# what should i be getting paid



## snowplower1 (Jan 15, 2014)

I work for my dad who has owned the landscaping company for almost 40 years and i am planning to take it over in the next five years but i was just curious as to what you guys think i should be getting paid. Here is what i do
In landscaping-
I make the routes every week for all the work that has to get done
I hire the amount of guys we need for the year
I have my own crew im in charge of for mowing 
I make letters and send them out to businesses for landscaping and mowing then call them to ask if they want a bid then i go bid them and he does too

In plowing-
I make all the guys' routes
I make sure everyone is out and have started plowing when they are supposed to
I make sure everyone is running on time
I plow along with everyone
I am the one who goes out earliest to tell whether or not we need to go out and plow
I salt everything 
I send out letters for plowing too and call for bidding and do some bidding


Thanks for sharing what you think in advance


----------



## Jguck25 (Oct 30, 2009)

How big of a crew, business? How many crews landsdcaping and how many trucks plowing?


----------



## snowplower1 (Jan 15, 2014)

Running 2 landscaping crews for now but we have plans to be getting more crews as we have been adding so much work and it is getting hard to do all of it. My Crew is a three man crew the other is a two man crew and for plowing we will be running 5 plow trucks and that is off of what we expect to have but could get to more depending on how many new bids we win this year


----------



## 1olddogtwo (Aug 6, 2007)

How long have you been doing this job?


----------



## Antlerart06 (Feb 28, 2011)

Its what ever your father /boss going pay you if don't like it Go flip burgers 

How much are you getting paid now


----------



## gc3 (Dec 6, 2007)

How much do you feel you should be getting paid? If you feel your not getting paid for what your doing then go talk to your dad. Taking over the business in the next five years is one heck of a raise.


----------



## snowplower1 (Jan 15, 2014)

I'm not complaining about anything. I'm simply asking what you guys would pay somebody to do that. I make enough for myself, and have no issues in just curious


----------



## maxwellp (Feb 16, 2013)

If you are going to be taking the business over in 5 years and are now getting paid enough to live, it's all good.
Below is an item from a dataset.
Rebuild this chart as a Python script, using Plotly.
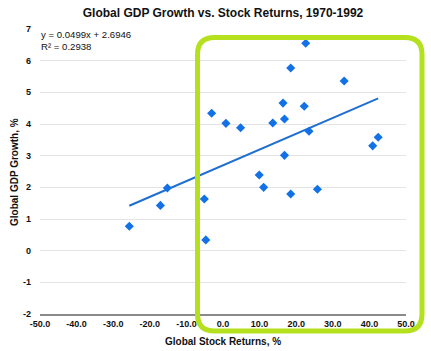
import plotly.graph_objects as go

# ---- data ----
stock_returns = [-25.6, -17.1, -15.2, -5.1, -4.7, -3.1, 0.8, 4.8, 9.9, 11.1, 13.6, 16.4,
                 16.8, 16.8, 18.5, 18.5, 22.2, 22.6, 23.5, 25.8, 33.1, 40.9, 42.4]
gdp_growth = [0.77, 1.43, 1.98, 1.63, 0.34, 4.34, 4.02, 3.88, 2.39, 2.00, 4.03, 4.66,
              4.16, 3.01, 5.77, 1.79, 4.56, 6.55, 3.77, 1.94, 5.36, 3.31, 3.58]
trend_slope = 0.0499
trend_intercept = 2.6946
r_squared = 0.2938
x_ticks = [-50, -40, -30, -20, -10, 0, 10, 20, 30, 40, 50]
y_ticks = [-2, -1, 0, 1, 2, 3, 4, 5, 6, 7]

# ---- layout geometry (pixels) ----
W, H = 431, 351
L, R, T, B = 40, 25, 29, 37
pw, ph = W - L - R, H - T - B

def px(x):
    return (x - L) / pw

def py(y):
    return (H - B - y) / ph

tx = [min(stock_returns), max(stock_returns)]
ty = [trend_slope * v + trend_intercept for v in tx]

blue = "#1271e6"
fig = go.Figure()
fig.add_trace(go.Scatter(x=tx, y=ty, mode="lines",
                         line=dict(color="#1f6fd1", width=2), hoverinfo="skip"))
fig.add_trace(go.Scatter(x=stock_returns, y=gdp_growth, mode="markers",
                         marker=dict(symbol="diamond", size=7, color=blue)))

# rounded green highlight frame
x0, x1, y0, y1, r = 197.5, 422, 37.5, 331, 17
def P(x, y):
    return f"{px(x):.5f},{py(y):.5f}"
path = (f"M {P(x0 + r, y0)} L {P(x1 - r, y0)} Q {P(x1, y0)} {P(x1, y0 + r)} "
        f"L {P(x1, y1 - r)} Q {P(x1, y1)} {P(x1 - r, y1)} "
        f"L {P(x0 + r, y1)} Q {P(x0, y1)} {P(x0, y1 - r)} "
        f"L {P(x0, y0 + r)} Q {P(x0, y0)} {P(x0 + r, y0)} Z")

font = "Liberation Sans, Arial, sans-serif"
fig.update_layout(
    width=W, height=H, margin=dict(l=L, r=R, t=T, b=B),
    paper_bgcolor="white", plot_bgcolor="white", showlegend=False,
    font=dict(family=font, color="#111"),
    title=dict(text="<b>Global GDP Growth vs. Stock Returns, 1970-1992</b>",
               xref="paper", x=0.5, xanchor="center", y=1 - 12.5 / H,
               yanchor="middle",
               font=dict(size=12, family=font, color="#111")),
    xaxis=dict(range=[-50, 50], tickvals=x_ticks,
               ticktext=[f"<b>{v:.1f}</b>" for v in x_ticks],
               showgrid=False, zeroline=False, showline=True,
               linecolor="#8a8a8a", linewidth=1.5, ticks="",
               tickfont=dict(size=9, family=font, color="#111")),
    yaxis=dict(range=[-2, 7], tickvals=y_ticks,
               ticktext=[f"<b>{v}</b>" for v in y_ticks],
               showgrid=True, gridcolor="#e4e4e4", gridwidth=1,
               zeroline=False, showline=False, ticks="",
               ticklabelstandoff=8,
               tickfont=dict(size=9, family=font, color="#111")),
    shapes=[dict(type="path", path=path, xref="paper", yref="paper",
                 line=dict(color="#b4e01e", width=5), fillcolor="rgba(0,0,0,0)",
                 layer="above")],
    annotations=[
        dict(text=f"y = {trend_slope}x + {trend_intercept}<br>R² = {r_squared}",
             xref="paper", yref="paper", x=px(39), y=py(27), xanchor="left",
             yanchor="top", showarrow=False, align="left",
             font=dict(size=9.6, family=font, color="#111")),
        dict(text="<b>Global Stock Returns, %</b>", xref="paper", yref="paper",
             x=px(223), y=py(341.5), xanchor="center", yanchor="middle",
             showarrow=False, font=dict(size=10, family=font, color="#111")),
        dict(text="<b>Global GDP Growth, %</b>", xref="paper", yref="paper",
             x=px(14), y=py(172), xanchor="center", yanchor="middle",
             textangle=-90, showarrow=False,
             font=dict(size=10, family=font, color="#111")),
    ],
)
fig.write_html("out.html")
As an owner you will find that you will work 2-3x harder and longer for less. When you run it/own it, you can pay yourself whatever you like.


----------



## snowplower1 (Jan 15, 2014)

I understand all that but I still am wondering what other people pay someone to do this kind of stuff


----------



## Whiffyspark (Dec 23, 2009)

20 an hour starting


----------



## snowplower1 (Jan 15, 2014)

Thank you whiffyspark


----------



## Defcon 5 (Mar 20, 2014)

snowplower1;1829546 said:


> I understand all that but I still am wondering what other people pay someone to do this kind of stuff


If your really wondering......Put your resume together and go shop your services to other companys....You will see what they are willing to pay you...


----------



## Jguck25 (Oct 30, 2009)

17-27 from what I have seen from some people I know in the business


----------



## Mega cab (Aug 21, 2012)

In the summer how many days a week do you work? How Many hours do you average a week? How much time off do you get? And when you take time off does some fill in or do you do double work when you get back? Also do you get a take home truck and who pays for gas if you do? Most of these should be answered to give a fair guess.


----------



## snowplower1 (Jan 15, 2014)

We almost always work 5 days a week. In spring we average around 50 hours and then when summer is in full swing is between 30 and 40 depending on how much raining we are getting I usually take off one week a year and that the family vacation so for that week I have my crew out just doing a 2 man crew. I do have a business truck but I pay for the gas I use outside of work.


----------



## Mega cab (Aug 21, 2012)

$38 k to $45k range give or take a little! Would be around here. Maybe little extra if you plowed above average snow and you worked crazy winter hrs.


----------



## John_DeereGreen (Jan 2, 2011)

So you're more or less an operations manager from what I take it. I'm with Mega cab, 38-45K a year, and probably salary, not hourly with overtime being paid if you're over production percentages.


----------



## cet (Oct 2, 2004)

I would think you work less hours then most landscape companies do. Having a company truck to take home is a big bonus too. No insurance, maintenance or repairs. When you say there are 5 trucks plowing counting yours do you have a full route or are you there to help the other 4 trucks.

I would think 45K would be at the top of the pay scale.


----------



## LapeerLandscape (Dec 29, 2012)

I agree with cet, 30 to 40 hours a week is not many and 45 is tops for what you do. A company truck is worth around $600 to $800 hundred a month with fuel and ins depending on the truck. If you intend to take over 60 hours a week should be where you need to be but that's just my opinion.


----------



## Mega cab (Aug 21, 2012)

I did mean salary also! Like John Deere said in a management position.


----------